The “Micro-Factory” system would be based on our own, already quickly explained, practice. The lab could outscale the process and enable to face the huge needs and issues of the in-city insulation topic. Some projects including living materials start being built and are quite inspiring, the work of the dutch designer Marjan Van Aubel for example… Indeed, in the Dutch pavilion for the 2020 Expo in Dubai, the acoustic insulation of the vertical-farm inside was realized with mycelium-panels.
In conclusion, a large part of the new interventions will be carried out in wood structures. It is worth noting the influence and respect we have for Simon Teyssou and his architectural studio based in Cantal, France. His architecture is made of wood and/or other locally available resources. They show great elegance, eloquence, and a perfect alchemy with the sites in which they are set.
5. Urban-architectural projects like the ones in Europan can only be implemented together with the actors through a negotiated process and in time. How did you consider this issue in your project?
First of all, talking about the program itself, we think that the proposal is totally realistic, technically and economically. A clear timeline could be settled for the implementation of each part of the program, starting with the production part, “the Micro-Factory”, to the experimentation-learning part, “the Macro-Factory”. The “Micro-Factory” could be built first and could start working while the second phase is launched, to be able to face as fast as possible all the exposed issues.
Secondly, we studied at few meters of the site, in La Cambre-Horta Faculty of Architecture (ULB). We have a story with this building, where we’ve been quite often! We are also based in Brussels. We are concerned with those topics and ready to start!

6. Is it the first time you have been awarded a prize at Europan? How could this help you in your professional career?
Indeed, this is the first time we’ve been awarded a prize at Europan. First, we hope we would be able to implement the project we worked on. We are deeply concerned with the topic itself, making the bridge between architecture and research on material, and the location, Brussels, were we studied and are working.
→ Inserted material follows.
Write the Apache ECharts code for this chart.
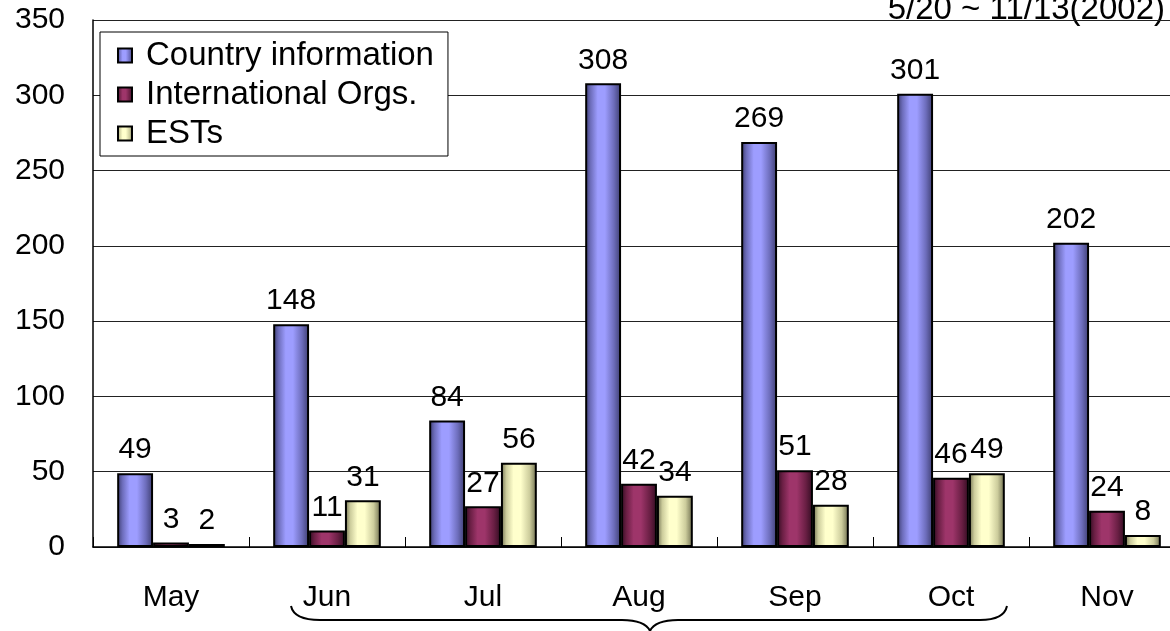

We would like to be a part of the actors of a transition towards a living architecture!

IDENTITÉ DE L'ÉQUIPE
Agence :
 Bento
Fonction : architecture
Âge moyen des associés : 28 ans

Has your team, together or separately, already conceived or implemented some projects and/or won any competition? if yes, which ones?
Two members of our team have already built a center for orphans, « Xewa Sowe », in Benin (Western Africa), composed of 10 earth buildings (area = 800m2, budget = 110000 euros)
For this project :
-    Finalist of the Terra Award 2021 (+ exhibition and book)
-    nominated for the European prize Philippe Rotthier  « Genius Loci » (+ exhibition and catalogue)
-    Finalist for the « Green solutions awards » 2021 Bento realized an exhibition called « 52Hertz » in the CACLB (Centre d’Art Contemporain du Luxembourg Belge), june 2021. For this exhibition, we realized furnitures, mycelium panels and we built a ceramic hoven in burnt wood. 
Does your team share a common workplace? if yes, give us a short description: 
Yes, we are currently working in the Jolimont Castle in Brussels, an old XIXth century house that will be under renovation soon into a conference / exhibition center. Until this time, the owner wanted to create a living lab where some projects come to experiment and « grow » in the existing building, around art, design, science… This is where our experimental lab is settled. There, we are experimenting around the mycelium, living material that is at the center of our project for Europan. This lab is shared with other people that also work around the mycelium, the knowledge is then emphasized! This is also where we meet to discuss around our projects. This place is a living and inspiring translation of what we were trying to think for the future of CIVA.